Question: What's worse than a hyperactive action movie with big stars, that has lots of expensive special effects, but an indifferent script?
Today's release "Chill Factor" answers that question: A badly paced action movie with mid-level actors, a numbingly stupid script, and CHEAP special effects. Someone undoubtedly pitched this flick as being "Speed" meets "Broken Arrow." That person should be sued for fraud and arrested for larceny. The concepts were lifted from the other movies, but the product was NOT delivered.
Cuba Gooding Jr. and Skeet Ulrich play Arlo and Mason, a couple of small town Montana losers who are thrown together to keep an embittered and disgraced ex-Army Colonel Andrew Brynner (Peter Firth) and his slick mercenary band from stealing a chemical superweapon code named Elvis.
Elvis was developed for the military by Dr. Richard Long (David Paymer) who, wounded and on the run from Brynner, tells Mason that the canister must be kept below 50 degrees, or boom. Since Arlo is the ice cream delivery guy, they take off in his truck, bad guys in hot pursuit in their black SUVs, and our heroes trying to keep Elvis on ice through several boring, cheaply made, and thoroughly ridiculous chase scenes.
To say that watching "Chill Factor" is as fun as watching ice melt, is not to merely engage in sarcastic metaphor. A good chunk of this tepid movie IS about watching ice melt.
None of the actors make much of an impression, though Firth plays in such a drowsy, deadpan monotone that it seems like he never got his coffee on this set; and Cuba Gooding Jr. is so frantic, hyper and over the top, that you wonder if perhaps he drank it all. From his recent roles, Gooding, who leapt to stardom in "Jerry McGuire," seems in desperate need of a better agent.

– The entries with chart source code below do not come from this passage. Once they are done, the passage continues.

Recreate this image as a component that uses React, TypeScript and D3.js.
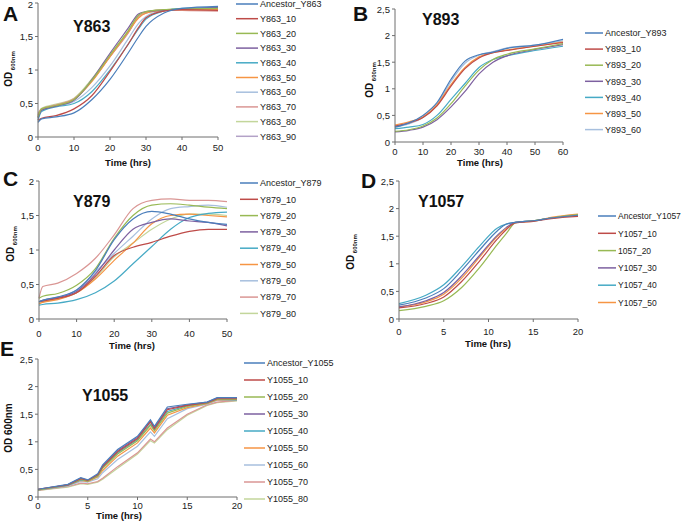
import React from 'react'
import * as d3 from 'd3'

// Excel-style series colours
const palette = ['#4a7ebb', '#be4b48', '#98b954', '#7d60a0', '#46aac5', '#f69544', '#a7bfde', '#da9694', '#c3d69b', '#b3a2c7']

// A - Y863
const timeA = [0, 1, 5, 10, 15, 20, 25, 28, 30, 35, 40, 50]
const namesA = ['Ancestor_Y863', 'Y863_10', 'Y863_20', 'Y863_30', 'Y863_40', 'Y863_50', 'Y863_60', 'Y863_70', 'Y863_80', 'Y863_90']
const odA = [
  [0.22, 0.27, 0.30, 0.36, 0.56, 0.86, 1.25, 1.50, 1.65, 1.85, 1.92, 1.95],
  [0.25, 0.28, 0.32, 0.42, 0.62, 0.98, 1.38, 1.64, 1.78, 1.88, 1.90, 1.89],
  [0.30, 0.42, 0.47, 0.56, 0.85, 1.22, 1.58, 1.82, 1.87, 1.90, 1.91, 1.92],
  [0.28, 0.40, 0.46, 0.55, 0.86, 1.25, 1.62, 1.84, 1.87, 1.89, 1.91, 1.93],
  [0.25, 0.38, 0.45, 0.50, 0.68, 1.00, 1.38, 1.62, 1.76, 1.88, 1.92, 1.93],
  [0.32, 0.41, 0.47, 0.56, 0.83, 1.20, 1.56, 1.78, 1.85, 1.89, 1.90, 1.90],
  [0.30, 0.40, 0.46, 0.53, 0.74, 1.06, 1.46, 1.70, 1.80, 1.89, 1.91, 1.92],
  [0.35, 0.42, 0.48, 0.57, 0.84, 1.20, 1.55, 1.80, 1.86, 1.90, 1.89, 1.88],
  [0.33, 0.43, 0.49, 0.58, 0.87, 1.23, 1.58, 1.82, 1.87, 1.90, 1.91, 1.90],
  [0.30, 0.41, 0.47, 0.56, 0.84, 1.20, 1.55, 1.80, 1.85, 1.89, 1.90, 1.91]
]

// B - Y893
const timeB = [0, 5, 10, 15, 20, 25, 30, 35, 40, 50, 60]
const namesB = ['Ancestor_Y893', 'Y893_10', 'Y893_20', 'Y893_30', 'Y893_40', 'Y893_50', 'Y893_60']
const odB = [
  [0.28, 0.36, 0.50, 0.74, 1.18, 1.52, 1.64, 1.69, 1.76, 1.82, 1.93],
  [0.30, 0.36, 0.46, 0.68, 1.05, 1.38, 1.58, 1.68, 1.72, 1.80, 1.87],
  [0.20, 0.23, 0.30, 0.45, 0.72, 1.05, 1.35, 1.55, 1.65, 1.75, 1.85],
  [0.19, 0.22, 0.28, 0.42, 0.66, 0.95, 1.28, 1.50, 1.62, 1.74, 1.83],
  [0.25, 0.28, 0.33, 0.50, 0.80, 1.10, 1.40, 1.55, 1.62, 1.72, 1.80],
  [0.32, 0.38, 0.47, 0.70, 1.08, 1.40, 1.60, 1.68, 1.73, 1.80, 1.88],
  [0.28, 0.34, 0.46, 0.70, 1.14, 1.48, 1.63, 1.70, 1.77, 1.82, 1.90]
]

// C - Y879
const timeC = [0, 1, 5, 10, 15, 20, 25, 30, 35, 40, 45, 50]
const namesC = ['Ancestor_Y879', 'Y879_10', 'Y879_20', 'Y879_30', 'Y879_40', 'Y879_50', 'Y879_60', 'Y879_70', 'Y879_80']
const odC = [
  [0.25, 0.27, 0.32, 0.42, 0.70, 1.15, 1.45, 1.56, 1.52, 1.45, 1.40, 1.37],
  [0.25, 0.26, 0.30, 0.38, 0.62, 0.92, 1.04, 1.11, 1.20, 1.27, 1.30, 1.30],
  [0.30, 0.33, 0.37, 0.49, 0.73, 1.17, 1.50, 1.65, 1.67, 1.65, 1.62, 1.60],
  [0.25, 0.27, 0.31, 0.40, 0.65, 1.00, 1.30, 1.40, 1.45, 1.42, 1.40, 1.35],
  [0.20, 0.21, 0.23, 0.28, 0.38, 0.55, 0.80, 1.05, 1.30, 1.47, 1.53, 1.55],
  [0.22, 0.24, 0.28, 0.38, 0.58, 0.85, 1.10, 1.38, 1.50, 1.52, 1.50, 1.48],
  [0.25, 0.27, 0.31, 0.42, 0.68, 0.95, 1.20, 1.45, 1.60, 1.63, 1.65, 1.62],
  [0.30, 0.47, 0.52, 0.66, 0.88, 1.22, 1.60, 1.72, 1.74, 1.72, 1.72, 1.70],
  [0.23, 0.25, 0.29, 0.38, 0.60, 0.90, 1.10, 1.30, 1.45, 1.52, 1.52, 1.50]
]

// D - Y1057
const timeD = [0, 3, 5, 7, 9, 11, 12, 13, 15, 17, 20]
const namesD = ['Ancestor_Y1057', 'Y1057_10', '1057_20', 'Y1057_30', 'Y1057_40', 'Y1057_50']
const odD = [
  [0.25, 0.38, 0.55, 0.88, 1.25, 1.60, 1.72, 1.75, 1.78, 1.83, 1.88],
  [0.20, 0.28, 0.40, 0.68, 1.05, 1.45, 1.62, 1.74, 1.77, 1.82, 1.86],
  [0.15, 0.23, 0.33, 0.57, 0.93, 1.35, 1.55, 1.74, 1.78, 1.83, 1.89],
  [0.22, 0.33, 0.48, 0.78, 1.15, 1.52, 1.66, 1.75, 1.78, 1.83, 1.88],
  [0.28, 0.43, 0.62, 0.95, 1.32, 1.65, 1.72, 1.75, 1.78, 1.83, 1.88],
  [0.22, 0.31, 0.45, 0.74, 1.12, 1.50, 1.64, 1.75, 1.77, 1.84, 1.90]
]

// E - Y1055
const timeE = [0, 3, 4.3, 5, 6, 6.5, 8, 10, 11.3, 11.7, 13, 15, 17, 18, 20]
const namesE = ['Ancestor_Y1055', 'Y1055_10', 'Y1055_20', 'Y1055_30', 'Y1055_40', 'Y1055_50', 'Y1055_60', 'Y1055_70', 'Y1055_80']
const odE = [
  [0.14, 0.23, 0.35, 0.31, 0.42, 0.58, 0.86, 1.10, 1.40, 1.28, 1.63, 1.68, 1.72, 1.80, 1.80],
  [0.14, 0.22, 0.33, 0.30, 0.40, 0.55, 0.82, 1.06, 1.36, 1.24, 1.58, 1.66, 1.71, 1.78, 1.78],
  [0.13, 0.22, 0.32, 0.29, 0.38, 0.52, 0.78, 1.02, 1.30, 1.20, 1.52, 1.64, 1.70, 1.77, 1.77],
  [0.14, 0.22, 0.34, 0.30, 0.40, 0.56, 0.84, 1.08, 1.38, 1.26, 1.60, 1.67, 1.72, 1.79, 1.79],
  [0.13, 0.21, 0.31, 0.29, 0.38, 0.53, 0.80, 1.04, 1.32, 1.22, 1.55, 1.65, 1.70, 1.77, 1.76],
  [0.13, 0.21, 0.30, 0.28, 0.36, 0.48, 0.74, 0.98, 1.25, 1.16, 1.48, 1.62, 1.69, 1.76, 1.76],
  [0.13, 0.20, 0.28, 0.27, 0.33, 0.44, 0.68, 0.92, 1.18, 1.10, 1.42, 1.60, 1.68, 1.75, 1.75],
  [0.12, 0.19, 0.25, 0.24, 0.28, 0.34, 0.55, 0.80, 1.05, 1.00, 1.25, 1.50, 1.67, 1.72, 1.75],
  [0.12, 0.18, 0.24, 0.23, 0.27, 0.32, 0.52, 0.78, 1.02, 0.98, 1.22, 1.48, 1.66, 1.71, 1.74]
]

const font = 'Arial, "Liberation Sans", sans-serif'
const axisColor = '#6f6f6f'

function comma (v: number) {
  return String(v).replace('.', ',')
}

function Panel (props: any) {
  const {
    left, right, top, bottom, xMax, xStep, yMax, times, names, values, smooth,
    letter, letterX, letterY, title, titleX, titleY, tickY, timeX, timeY,
    yLabelX, yLabelY, sub, legendX, legendY, legendStep, legendLen, legendFont = 9
  } = props

  const x = d3.scaleLinear().domain([0, xMax]).range([left, right])
  const y = d3.scaleLinear().domain([0, yMax]).range([bottom, top])
  const line = d3.line<number>()
    .x((d, i) => x(times[i]))
    .y(d => y(d))
    .curve(smooth ? d3.curveMonotoneX : d3.curveLinear)

  const xTicks = d3.range(0, xMax + 0.001, xStep)
  const yTicks = d3.range(0, yMax + 0.001, 0.5)

  return (
    <g fontFamily={font}>
      {/* series, drawn last-to-first so the ancestor sits on top */}
      {values.map((v: number[], i: number) => i).reverse().map((i: number) => (
        <path key={i} d={line(values[i]) || ''} fill='none' stroke={palette[i]} strokeWidth={1.2} />
      ))}

      <line x1={left} x2={left} y1={top} y2={bottom} stroke={axisColor} />
      <line x1={left} x2={right} y1={bottom} y2={bottom} stroke={axisColor} />
      {yTicks.map(t => (
        <g key={'y' + t}>
          <line x1={left - 3} x2={left} y1={y(t)} y2={y(t)} stroke={axisColor} />
          <text x={left - 5} y={Math.max(y(t) + 3.5, 8)} textAnchor='end' fontSize={9.5} fill='#222'>{comma(t)}</text>
        </g>
      ))}
      {xTicks.map(t => (
        <g key={'x' + t}>
          <line x1={x(t)} x2={x(t)} y1={bottom} y2={bottom + 3} stroke={axisColor} />
          <text x={x(t)} y={tickY} textAnchor='middle' fontSize={9.5} fill='#222'>{t}</text>
        </g>
      ))}

      <text x={timeX} y={timeY} textAnchor='middle' fontSize={9.5} fontWeight='bold' fill='#111'>Time (hrs)</text>
      <text transform={`translate(${yLabelX},${yLabelY}) rotate(-90)`} textAnchor='middle' fontSize={10} fontWeight='bold' fill='#111'>
        {sub
          ? <>OD<tspan fontSize={6} dy={3}> 600nm</tspan></>
          : 'OD 600nm'}
      </text>

      <text x={letterX} y={letterY} fontSize={21} fontWeight='bold' fill='#111'>{letter}</text>
      <text x={titleX} y={titleY} fontSize={16} fontWeight='bold' fill='#111'>{title}</text>

      {names.map((n: string, i: number) => {
        const ly = legendY + i * legendStep
        return (
          <g key={n}>
            <line x1={legendX} x2={legendX + legendLen} y1={ly} y2={ly} stroke={palette[i]} strokeWidth={1.5} />
            <text x={legendX + legendLen + 2} y={ly + 3.2} fontSize={legendFont} fill='#222'>{n}</text>
          </g>
        )
      })}
    </g>
  )
}

export default function App () {
  return (
    <div style={{ position: 'absolute', left: 0, top: 0 }}>
      <svg width={683} height={521} style={{ display: 'block', background: '#fff' }}>
        <Panel
          left={38} right={218} top={3} bottom={137} xMax={50} xStep={10} yMax={2}
          times={timeA} names={namesA} values={odA} smooth
          letter='A' letterX={3} letterY={21} title='Y863' titleX={73} titleY={32}
          tickY={151} timeX={128} timeY={166} yLabelX={12} yLabelY={69} sub
          legendX={236} legendY={4} legendStep={14.7} legendLen={22}
        />
        <Panel
          left={395} right={563} top={9} bottom={142} xMax={60} xStep={10} yMax={2.5}
          times={timeB} names={namesB} values={odB} smooth
          letter='B' letterX={353} letterY={21} title='Y893' titleX={422} titleY={25}
          tickY={155} timeX={480} timeY={166} yLabelX={373} yLabelY={80} sub
          legendX={585} legendY={33} legendStep={16.1} legendLen={18}
        />
        <Panel
          left={39} right={227} top={181} bottom={319} xMax={50} xStep={10} yMax={2}
          times={timeC} names={namesC} values={odC} smooth
          letter='C' letterX={3} letterY={186} title='Y879' titleX={73} titleY={207}
          tickY={337} timeX={132} timeY={349} yLabelX={14} yLabelY={244} sub
          legendX={240} legendY={183} legendStep={16.3} legendLen={18}
        />
        <Panel
          left={399} right={578} top={181} bottom={319} xMax={20} xStep={5} yMax={2.5}
          times={timeD} names={namesD} values={odD} smooth
          letter='D' letterX={361} letterY={188} title='Y1057' titleX={418} titleY={207}
          tickY={335} timeX={488} timeY={347} yLabelX={354} yLabelY={252} sub
          legendX={598} legendY={216} legendStep={17.3} legendLen={18} legendFont={8.5}
        />
        <Panel
          left={38} right={237} top={359} bottom={497} xMax={20} xStep={5} yMax={2.5}
          times={timeE} names={namesE} values={odE} smooth={false}
          letter='E' letterX={0} letterY={356} title='Y1055' titleX={82} titleY={401}
          tickY={509} timeX={119} timeY={519} yLabelX={12} yLabelY={428} sub={false}
          legendX={244} legendY={363} legendStep={17} legendLen={21}
        />
      </svg>
    </div>
  )
}
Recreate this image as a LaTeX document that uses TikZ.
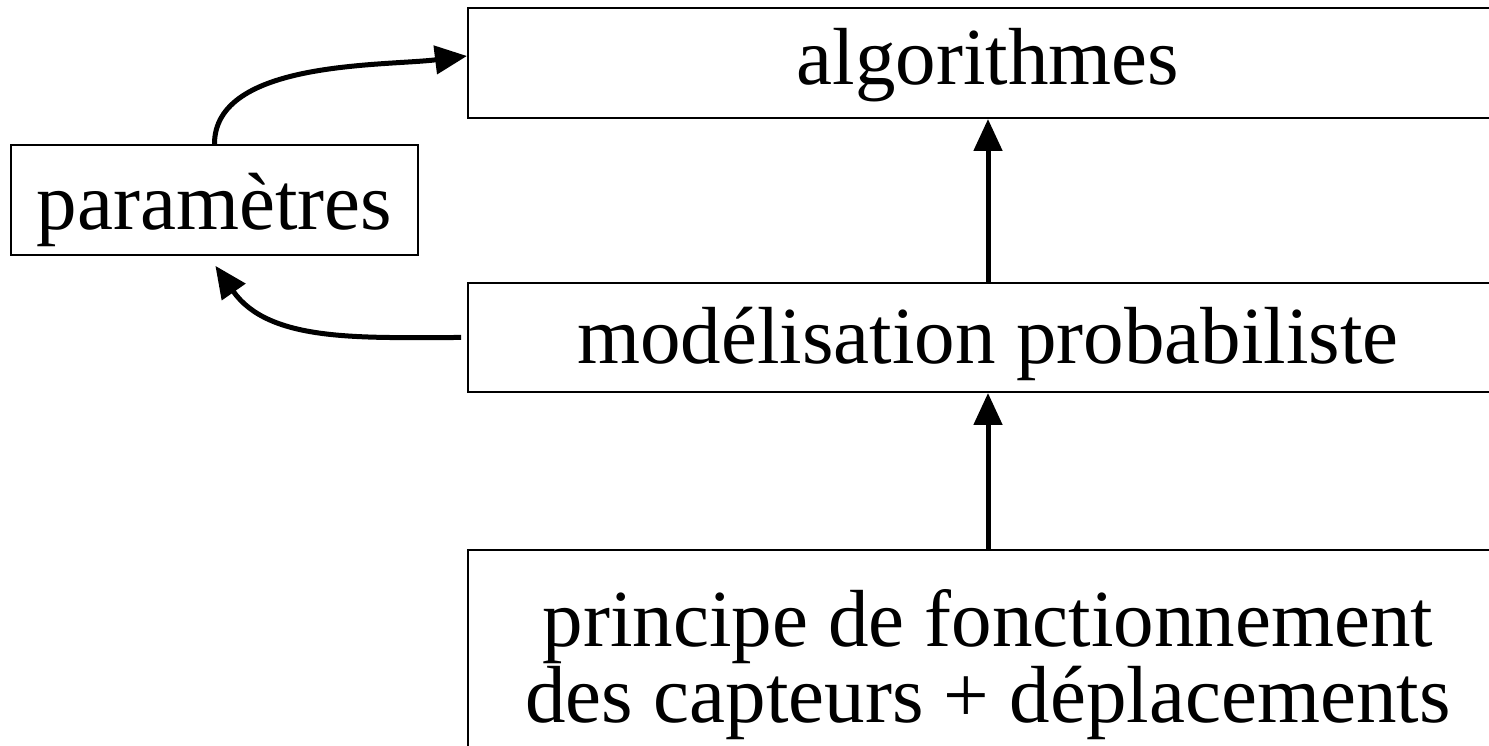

Besides logic defying situations, the script by Drew Gitlin and Mike Cheda careens from slapstick to drama, never achieving either. Though it tries for a "Midnight Run," or "48 Hours" style of action comedy, the biggest laughs are the unintentionally funny, clunky dialogue. And if you think that the ticking big red digital countdowns were preposterously precise in last year's "Armageddon," wait until you meet the green chemical goo that knows the difference between 49.9 and 50 degrees.
Movies like this can have cheap thrills with the right window dressing. But the hardware is boring-- the elite Army unit involved is apparently stuck with Vietnam War surplus, and as one of the bad guys, actress Hudson Leick carries the least convincing prop gun I have ever seen-- and there just isn't a cool stunt to be found in the whole mess.
Director Hugh Johnson seems to think a lot of tension can be generated by watching the temperature rise on a digital thermometer. If you pay seven bucks to see this movie, you may feel like you just had YOUR temperature taken-- the hard way.
When it comes to summer movie thrills, "Chill Factor" will leave even the least discriminating audiences cold.